Snax rations does two things, adds a science fiction flavour (soylent green?) and implies rationing of some kind, so perhaps this takes place after a war? SoAm is short for South America, another thing he played with a lot was place names, everything had meaning in his stories and he wasn’t too fussy about the meaning being unknown or obscure. Place names change, it sounds more sci-fi to abbreviate names, even names of countries. It is a cliche to do this now in dystopian SciFi, but when Phil Dick did it it was a new idea.

Psych evaluation and warped perception: DIck was mildly unbalanced most of his life and his work is pervaded by an intense interest with perception, identity, reality and what they all mean. Warping of reality, people who don’t really know who they are or are not sure, and never being totally certain of your own mind, are classic PKD hallmarks.
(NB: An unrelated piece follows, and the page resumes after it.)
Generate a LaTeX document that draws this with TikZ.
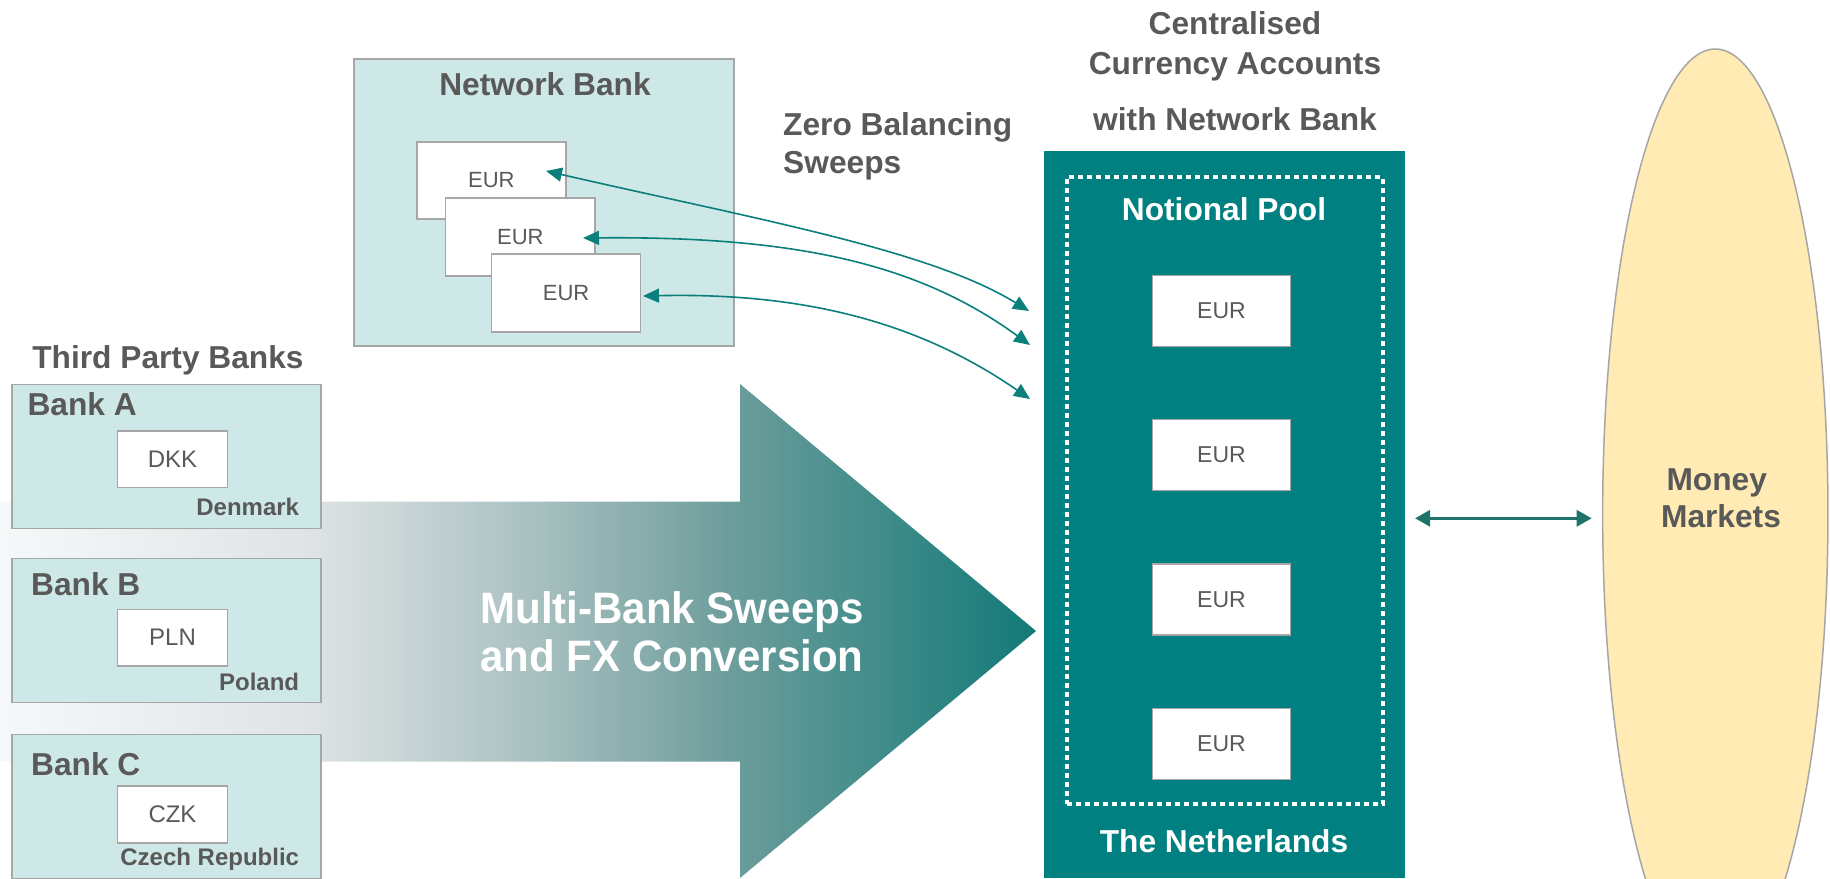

Dark haired girls: lots of PKD stories contain dark haired girls in important roles. Sometimes they arrive to rescue the hero, sometimes they arrive to trick him, but they almost always arrive. Their hair is short, it is dark, and they are here with a purpose.

Returning heroes/villains: in quite a few stories there is someone important returning from somewhere, space, time, another dimension, and their arrival is a timer of sorts. Stuff needs to happen before they get back. The returning person is either a saviour or a destroyer. In our story it’s the Big Bad Wolf, and it’s too late he’s already here.

Stylish but almost EC Comics endings: I used to love reading his short stories as a kid. And nothing chills the crap out of you in the middle of the night reading by torchlight than sudden terrifying endings.